Giorgio si compiace della diversità della sua storia d’amore clandestina, così diversa dalle comuni storie d’amore, e quando è lontano da Clara i suoi pensieri sulla loro storia assumono un contorno filosofeggiante, come se Giorgio traesse più piacere nel ricordo dei bei momenti passati insieme più che nel viverli nel momento presente.
Giorgio vive per essere oggetto d’amore, quando non lo è più la donna amata fino a quel momento diventa la donna da disprezzare.
Abbandonato da Clara Giorgio cerca consolazione in Fosca, donna fino a quel momento disprezzata per la sua bruttezza e che l’uomo piano piano condusse a sé per puro narcisismo ed egoismo, dicendole bugie che giustificava a se stesso come segno di pietà, l’unico sprazzo di sincerità che ho visto nell’uomo nei confronti di Fosca è stato durante il discorso che i due hanno avuto di fronte al caminetto la notte passata nella stanza della padrona della taverna che li ha ospitati.
Fosca mi è piaciuta molto, attraverso le sue lettere la sua condotta, a prima vista senza logica, assume per me invece una logica drammatica, verso cui non posso che provare una profonda commozione.
Fosca ama senza riserve, è trasparente, non c’è malvagità in lei, chiede solamente di essere amata, anche se porta questo suo bisogno d’amore all’eccesso, ma sono sempre e solo richieste, non fa nulla per nuocere l’amato.

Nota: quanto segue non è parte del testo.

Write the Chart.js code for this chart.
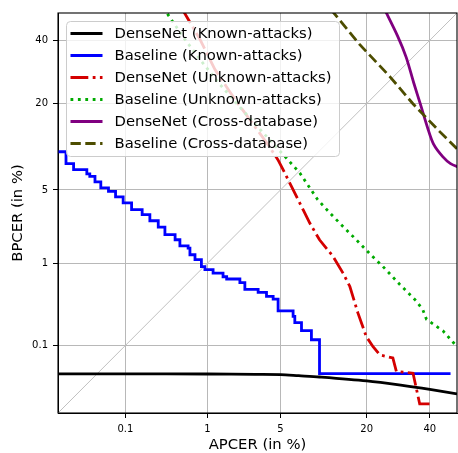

Giorgio dal canto suo più volte ha l’opportunità di disilluderla, consigliato saggiamente anche dal medico che vedo un po’ come la sua coscienza, ma non lo fa, preferisce continuare ad affondare in quella situazione in cui da solo si è imbarcato, dapprima per vanità e dopo per inerzia, perché non ha carattere.
Un’ultima nota: i capelli di Fosca, simbolo del suo fascino, simbolo della sua acuta intelligenza e nello stesso tempo di disordine mentale, di libertà emotiva, soprattutto sessuale (quando sono sciolti e scapigliati), il suo mistero è racchiuso nei suoi capelli perché tramite i suoi capelli esprime le sue emozioni.
Credo, e qui concludo (non riesco a concludere perché mi ha preso molto), che Giorgio rifiuti Fosca non tanto per la sua bruttezza ma perché capisce che lui e lei in realtà sono molto simili, sventurati ed infelici, Giorgio rincorre la felicità ma nello stesso tempo ne ha paura, insomma è un personaggio ancora alla ricerca di se stesso, non ha la stessa consapevolezza di Fosca.